La réé­val­u­a­tion pro­gres­sive du réal, aujour­d’hui à 2,1 réals pour un dol­lar fait vivre une sit­u­a­tion douloureuse à de nom­breuses entre­pris­es brésili­ennes. En quelques années, pour rester renta­bles, il fal­lut rapi­de­ment pass­er des hauss­es de prix et, per­dant l’a­van­tage du change, tra­vailler con­sid­érable­ment la qual­ité et l’in­no­va­tion afin d’être au niveau des pro­duits européens. L’ensem­ble du secteur mit en place des pro­grammes de réduc­tions de coûts, bien typ­iques de la vieille Europe.
Dans le cas de la divi­sion San­ta-Mari­na, le résul­tat fut probant. Elle est dev­enue leader dans de nom­breux pays dans les plats pour le four en verre, ses pro­duits sont recon­nus pour être supérieurs aux pro­duits asi­a­tiques, et elle gagne chaque année un peu plus d’e­space dans la grande dis­tri­b­u­tion européenne. 

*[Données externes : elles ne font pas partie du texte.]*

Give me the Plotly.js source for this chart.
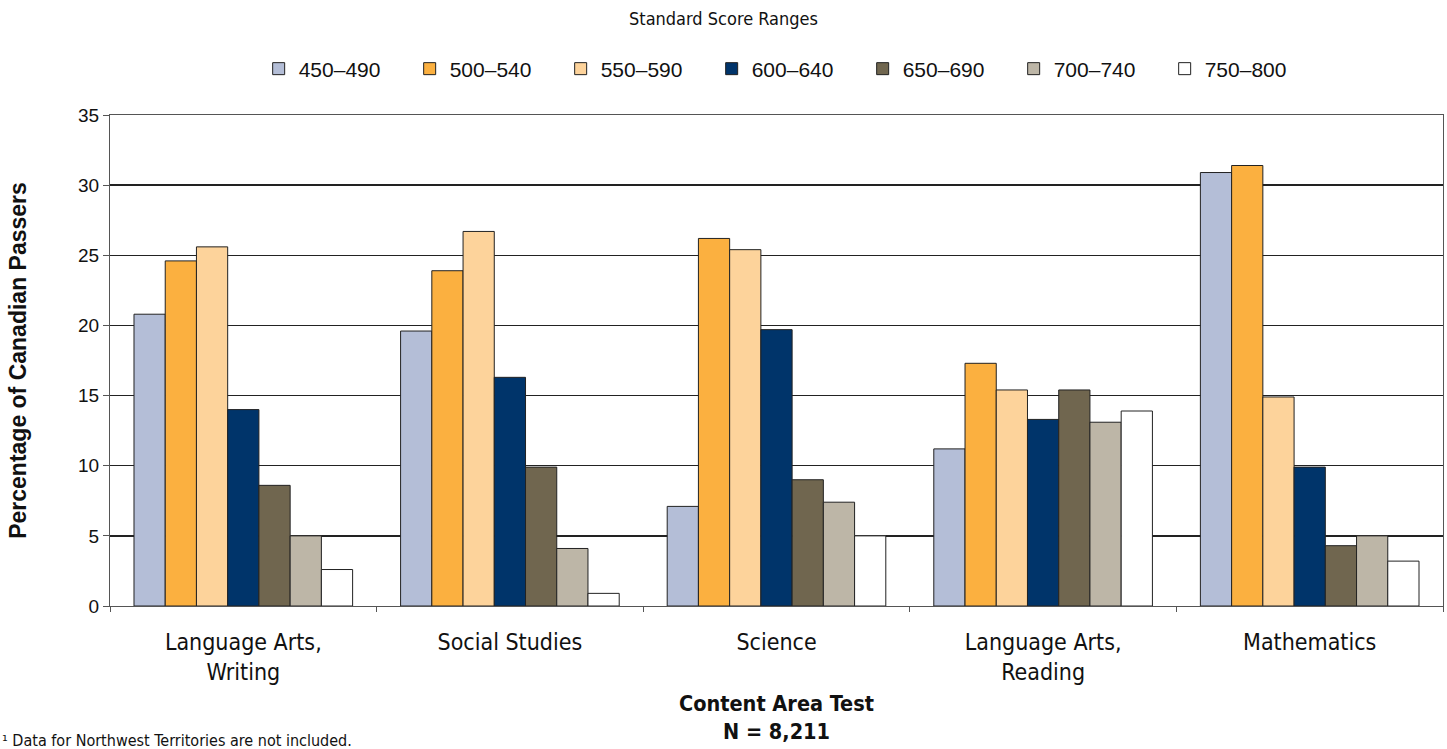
<!DOCTYPE html>
<html>
<head>
<meta charset="utf-8">
<script src="https://cdn.plot.ly/plotly-3.0.1.min.js"></script>
<style>
html,body{margin:0;padding:0;background:#fff;}
#chart{width:1447px;height:749px;}
</style>
</head>
<body>
<div id="chart"></div>
<script>
const categories = ["Language Arts,<br>Writing", "Social Studies", "Science", "Language Arts,<br>Reading", "Mathematics"];
const seriesNames = ["450–490", "500–540", "550–590", "600–640", "650–690", "700–740", "750–800"];
const s450 = [20.8, 19.6, 7.1, 11.2, 30.9];
const s500 = [24.6, 23.9, 26.2, 17.3, 31.4];
const s550 = [25.6, 26.7, 25.4, 15.4, 14.9];
const s600 = [14.0, 16.3, 19.7, 13.3, 9.9];
const s650 = [8.6, 9.9, 9.0, 15.4, 4.3];
const s700 = [5.0, 4.1, 7.4, 13.1, 5.0];
const s750 = [2.6, 0.9, 5.0, 13.9, 3.2];
const seriesValues = [s450, s500, s550, s600, s650, s700, s750];
const colors = ["#B4BED7", "#FBB040", "#FDD39B", "#00346A", "#70664F", "#BDB6A7", "#FFFFFF"];

const narrow = "'DejaVu Sans Condensed', 'Liberation Sans Narrow', sans-serif";
const sans = "'Liberation Sans', Arial, sans-serif";
const traces = seriesNames.map((n, i) => ({
  type: "bar",
  name: n,
  x: categories,
  y: seriesValues[i],
  marker: {color: colors[i], line: {color: "#222222", width: 1}},
  hoverinfo: "x+y+name"
}));

const layout = {
  width: 1447, height: 749,
  margin: {l: 110, r: 4, t: 115, b: 143},
  paper_bgcolor: "#ffffff", plot_bgcolor: "#ffffff",
  barmode: "group", bargap: 0.18, bargroupgap: 0,
  title: {text: "Standard Score Ranges", x: 0.5, xref: "container", y: 1 - 19/749, yref: "container", yanchor: "middle",
          font: {family: narrow, size: 18, color: "#111"}},
  legend: {orientation: "h", x: 0.508, xanchor: "center", xref: "paper", y: 1 - 69/749, yref: "container", yanchor: "middle",
           font: {family: sans, size: 21, color: "#111"}, entrywidth: 106, traceorder: "normal"},
  xaxis: {
    type: "category", tickson: "boundaries", ticks: "outside", ticklen: 5, tickcolor: "#555",
    showline: true, linecolor: "#555", linewidth: 1, mirror: true,
    ticklabelstandoff: 15,
    tickfont: {family: narrow, size: 23, color: "#111"},
    title: {text: "<b>Content Area Test<br>N = 8,211</b>", font: {family: narrow, size: 21.5, color: "#111"}, standoff: 12}
  },
  yaxis: {
    range: [0, 35], dtick: 5, ticks: "outside", ticklen: 6, tickcolor: "#555",
    showline: true, linecolor: "#555", linewidth: 1, mirror: true,
    showgrid: true, gridcolor: "#222", gridwidth: 1.5, zeroline: false,
    tickfont: {family: sans, size: 19, color: "#111"},
    title: {text: "<b>Percentage of Canadian Passers</b>", font: {family: sans, size: 23, color: "#111"}, standoff: 45}
  },
  annotations: [{
    text: "¹ Data for Northwest Territories are not included.", xref: "paper", yref: "paper",
    x: -110/1333, y: (606 - 740)/491, xanchor: "left", yanchor: "middle", showarrow: false,
    font: {family: narrow, size: 16, color: "#111"}
  }],
  showlegend: true
};

Plotly.newPlot("chart", traces, layout, {displayModeBar: false, staticPlot: true});
</script>
</body>
</html>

Programmes d’excellence industrielle

La réal­i­sa­tion de l’amélio­ra­tion de la com­péti­tiv­ité men­tion­née ci-dessus fut pos­si­ble grâce à deux fac­teurs prin­ci­paux. D’une part depuis une dizaine d’an­nées déjà les usines brésili­ennes du groupe avaient une cul­ture de par­tic­i­pa­tion et de pro­grès con­tinu en ce qui con­cerne la sécu­rité. Ces pro­grammes furent un suc­cès indis­cutable si l’on regarde la baisse forte des acci­dents (la divi­sion va com­pléter en mars une année entière sans acci­dent avec arrêt) et le main­tien des per­for­mances. Fortes de cette cul­ture d’amélio­ra­tion et de moti­va­tion des employés, les usines brésili­ennes se sont engagées forte­ment dans un pro­gramme d’ex­cel­lence indus­trielle. Elles ont mis en place les out­ils les plus sim­ples (groupe d’amélio­ra­tion avec opéra­teurs, 5S, qui sont des bonnes pra­tiques de tenue des ate­liers) et main­tenant enta­ment une phase plus avancée avec la mise en place d’ate­liers en flux ten­du et l’in­tro­duc­tion de la TPM (main­te­nance productive).

D’autre part, il est dif­fi­cile d’évo­quer ces change­ments sans men­tion­ner l’ex­cep­tion­nelle capac­ité d’adap­ta­tion qui car­ac­térise les Brésiliens. Ici, une propo­si­tion de change­ment ne ren­con­tre pas de résis­tance, mais génère de l’en­t­hou­si­asme et de la créa­tiv­ité. Les dirigeants étrangers, appré­cient donc rapi­de­ment les qual­ités des habi­tants de São Paulo : tra­vailleurs, dynamiques, entre­pre­neurs, flex­i­bles. Autant dire des car­ac­téris­tiques que l’on ne ren­con­tre pas partout dans le monde.